Toll-like receptors (TLRs) belong to the pattern recognition receptor (PRR) family, a key component of the innate immune system. TLRs detect invading pathogens and initiate an immediate immune response to them, followed by a long-lasting adaptive immune response. Activation of TLRs leads to the synthesis of pro-inflammatory cytokines and chemokines and the expression of co-stimulatory molecules. TLR4 specifically recognizes bacterial lipopolysaccharide, along with several other components of pathogens and endogenous molecules produced during abnormal situations, such as tissue damage. Evolution across species can lead to substantial diversity in the TLR4's affinity and specificity to its ligands, the TLR4 gene and cellular expression patterns and tissue distribution. Consequently, TLR4 functions vary across different species. In recent years, the use of synthetic TLR agonists as adjuvants has emerged as a realistic therapeutic goal, notably for the development of vaccines against poorly immunogenic targets. Given that an adjuvanted vaccine must be assessed in pre-clinical animal models before being tested in humans, the extent to which an animal model represents and predicts the human condition is of particular importance. This review focuses on the current knowledge on the critical points of divergence between human and the mammalian species commonly used in vaccine research and development (non-human primate, mouse, rat, rabbit, swine, and dog), in terms of molecular, cellular, and functional properties of TLR4.

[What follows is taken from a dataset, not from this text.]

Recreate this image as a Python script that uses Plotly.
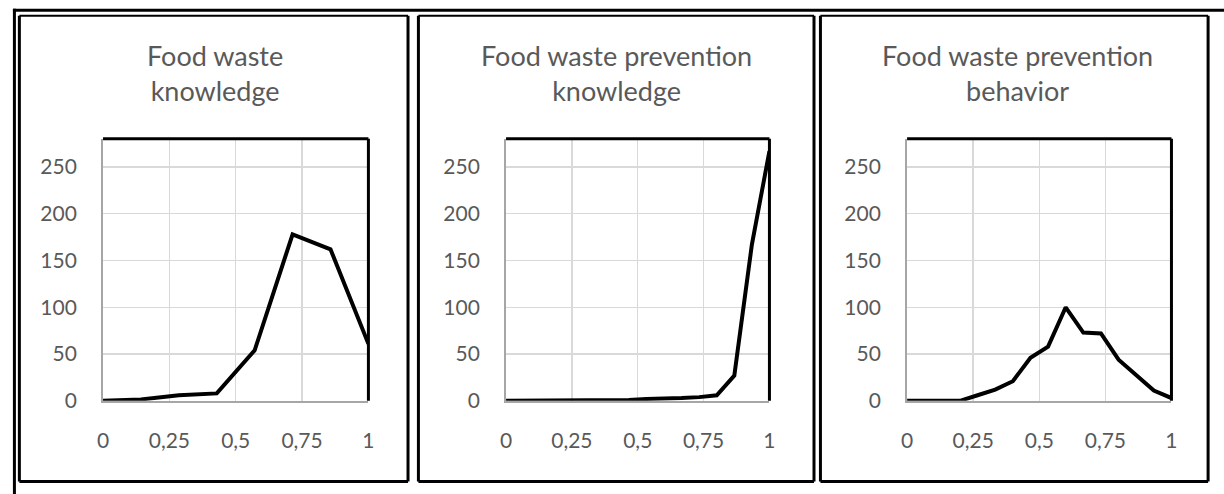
import plotly.graph_objects as go

W, H = 1224, 494

# ---- data ----
titles = ["Food waste<br>knowledge", "Food waste prevention<br>knowledge", "Food waste prevention<br>behavior"]

x1 = [0, 1/7, 2/7, 3/7, 4/7, 5/7, 6/7, 1]
y1 = [0, 1.5, 6, 8, 54, 178, 162, 61]

x2 = [k/15 for k in range(16)]
y2 = [0, 0, 0, 1, 1, 1, 1, 1, 2, 2, 3, 4, 6, 27, 167, 267]

x3 = [k/15 for k in range(16)]
y3 = [0, 0, 0, 0, 6, 12, 21, 46, 58, 100, 73, 72, 44, 28, 11, 3]

xtickvals = [0, 0.25, 0.5, 0.75, 1]
xticktext = ["0", "0,25", "0,5", "0,75", "1"]
ytickvals = [0, 50, 100, 150, 200, 250]

series = [(x1, y1), (x2, y2), (x3, y3)]

# ---- layout geometry (window pixels) ----
plot_x = [(98, 366), (505, 771), (910, 1177)]
plot_top, plot_bot = 142, 410
title_cx = [211, 617, 1022]
title_cy = 75

def px(x):
    return x / W

def py(y):
    return 1 - y / H

FONT = "Lato"
TXT = "#595959"

fig = go.Figure()
layout = dict(
    width=W, height=H,
    margin=dict(l=0, r=0, t=0, b=0),
    paper_bgcolor="white", plot_bgcolor="white",
    showlegend=False,
    font=dict(family=FONT, color=TXT),
)

shapes = []
annotations = []
for i, ((xs, ys), (xa, xb)) in enumerate(zip(series, plot_x)):
    n = "" if i == 0 else str(i + 1)
    fig.add_trace(go.Scatter(x=xs, y=ys, mode="lines",
                             line=dict(color="black", width=4),
                             xaxis="x" + n, yaxis="y" + n,
                             cliponaxis=False, hoverinfo="skip"))
    layout["xaxis" + n] = dict(
        domain=[px(xa), px(xb)], range=[0, 1], anchor="y" + n,
        tickvals=xtickvals, ticktext=xticktext,
        showgrid=True, gridcolor="#d9d9d9", gridwidth=1.5,
        showline=True, linecolor="#a6a6a6", linewidth=2,
        zeroline=False, ticks="", ticklabelstandoff=20,
        tickfont=dict(size=21, color=TXT, family=FONT),
    )
    layout["yaxis" + n] = dict(
        domain=[py(plot_bot), py(plot_top)], range=[0, 280], anchor="x" + n,
        tickvals=ytickvals,
        showgrid=True, gridcolor="#d9d9d9", gridwidth=1.5,
        showline=True, linecolor="#a6a6a6", linewidth=2,
        zeroline=False, ticks="", ticklabelstandoff=20,
        tickfont=dict(size=21, color=TXT, family=FONT),
    )
    shapes.append(dict(type="line", xref="x" + n + " domain", yref="y" + n + " domain",
                       x0=0, x1=1, y0=1, y1=1, line=dict(color="black", width=3), layer="above"))
    shapes.append(dict(type="line", xref="x" + n + " domain", yref="y" + n + " domain",
                       x0=1, x1=1, y0=0, y1=1, line=dict(color="black", width=3), layer="above"))
    annotations.append(dict(text=titles[i], xref="paper", yref="paper",
                            x=px(title_cx[i]), y=py(title_cy), xanchor="center", yanchor="middle",
                            showarrow=False, align="center",
                            font=dict(size=27, color=TXT, family=FONT)))

def pline(x0, y0, x1_, y1_, w=3):
    shapes.append(dict(type="line", xref="paper", yref="paper",
                       x0=px(x0), y0=py(y0), x1=px(x1_), y1=py(y1_),
                       line=dict(color="black", width=w)))

pline(7, 10.5, 1240, 10.5, 3)     # outer top
pline(8.5, 9, 8.5, 510, 3)        # outer left
cells = [(13.5, 406), (416.5, 816), (822.5, 1214)]
for a, b in cells:
    pline(a, 16, b, 16, 2)
    pline(a, 16, a, 492.5, 3)
    pline(b, 16, b, 492.5, 3)
    pline(a, 492.5, b, 492.5, 3)

layout["shapes"] = shapes
layout["annotations"] = annotations
layout["hovermode"] = False
fig.update_layout(**layout)
fig.write_html("out.html",
               config={"displayModeBar": False, "staticPlot": True},
               post_script="document.body.style.margin='0';document.body.style.overflow='hidden';")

Keywords: dog; human; mouse; non-human primate; rabbit; rat; swine; toll-like receptor 4.

Figure 1

LPS sensing via LBP and the CD14/MD-2/TLR4 receptor complex. TLR4 consists of an extracellular domain with leucine-rich repeats (LRR), a hypervariable domain (HYP), a transmembrane domain (TM), and a cytoplasmic domain with a highly conserved TIR-domain. After binding to LBP in serum, LPS is transferred to CD14 and then to the MD-2/TLR4 complex. This illustration is based on mouse and human TLR4 knowledge.

Figure 2

TLR4 intracellular signaling cascade. The MyD88-dependent pathway induces NF-κB translocation and expression of pro-inflammatory cytokine genes. The MyD88-independent pathway induces NF-κB or IRF3 translocation, leading to expression of pro-inflammatory cytokine genes by NF-κB or IFN-β and TNF-α genes by IRF3. This canonical signaling pathway is based on published mouse and human TLR4 knowledge.

Figure 3

Alignment of human TLR4 gene and protein. Exon 1 encodes a signal peptide and initial amino acids of the extracellular domain. Exon 2 encodes first LRRs in the extracellular domain. Exon 3 encodes the remaining extracellular domain (hypervariable region and LRRs), the transmembrane domain and the cytoplasmic domain. TM, transmembrane domain; HYP, hypervariable region.